The bigger-than-expected cut “will revive investment sentiment across the board,” Beltone Financial said in a note on Friday. According to Beltone, local investors in particular will be welcoming of the monetary easing, but fully unlocking CAPEX lending potential is contingent on another 200 bps rate cut. Our survey of nine companies across several industries earlier this year found that businesses are waiting for interest rates to fall within pre-float levels of 10-13% before ramping up capex borrowing.

Reducing pressure on the public purse: “The biggest beneficiary of taking this action is the public treasury,” chairman of the Egyptian Businessmen’s Association Ali Eisa said, noting that the government saves around EGP 60 bn each year for every 100 bps cut.
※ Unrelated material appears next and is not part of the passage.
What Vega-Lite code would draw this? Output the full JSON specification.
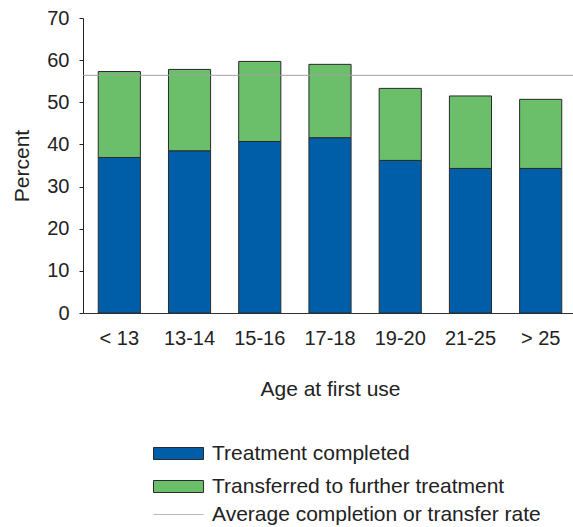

Is this the start of a steady easing cycle? It depends on inflation: “The path for future policy rates remains a function of inflation expectations, rather than of prevailing inflation rates. Accordingly, the pace and magnitude of future policy rates adjustment will continue to be subject to confirmation that inflation expectations are anchored at target levels that are consistent with disinflation and price stability over the medium term,” the CBE’s statement reads. Hafez anticipates that inflation could rise back to around 12% by the end of the year, and forecasts another 100 bps cut in the final quarter.

… And global conditions: “The MPC’s decision to conduct another cut this year will depend more on external factors, especially the US Federal Reserve’s decision to ease monetary policy further, as the inflation outlook is expected to remain favorable, thanks to the end of fiscal consolidation measures,” said Mona Bedeir, senior economist at Prime Securities.

Where will rates stand at the end of 2019 and 2020? Capital Economics now expects the overnight deposit rate to stand at 13.00% at the end of 2019 and 10.75% at the end of next year, while Beltone Financial sees room for another 100 bps cut over the next four months. The CBE’s MPC could cut rates by 300 bps in 2020, Beltone and Prime’s Mona Bedeir said.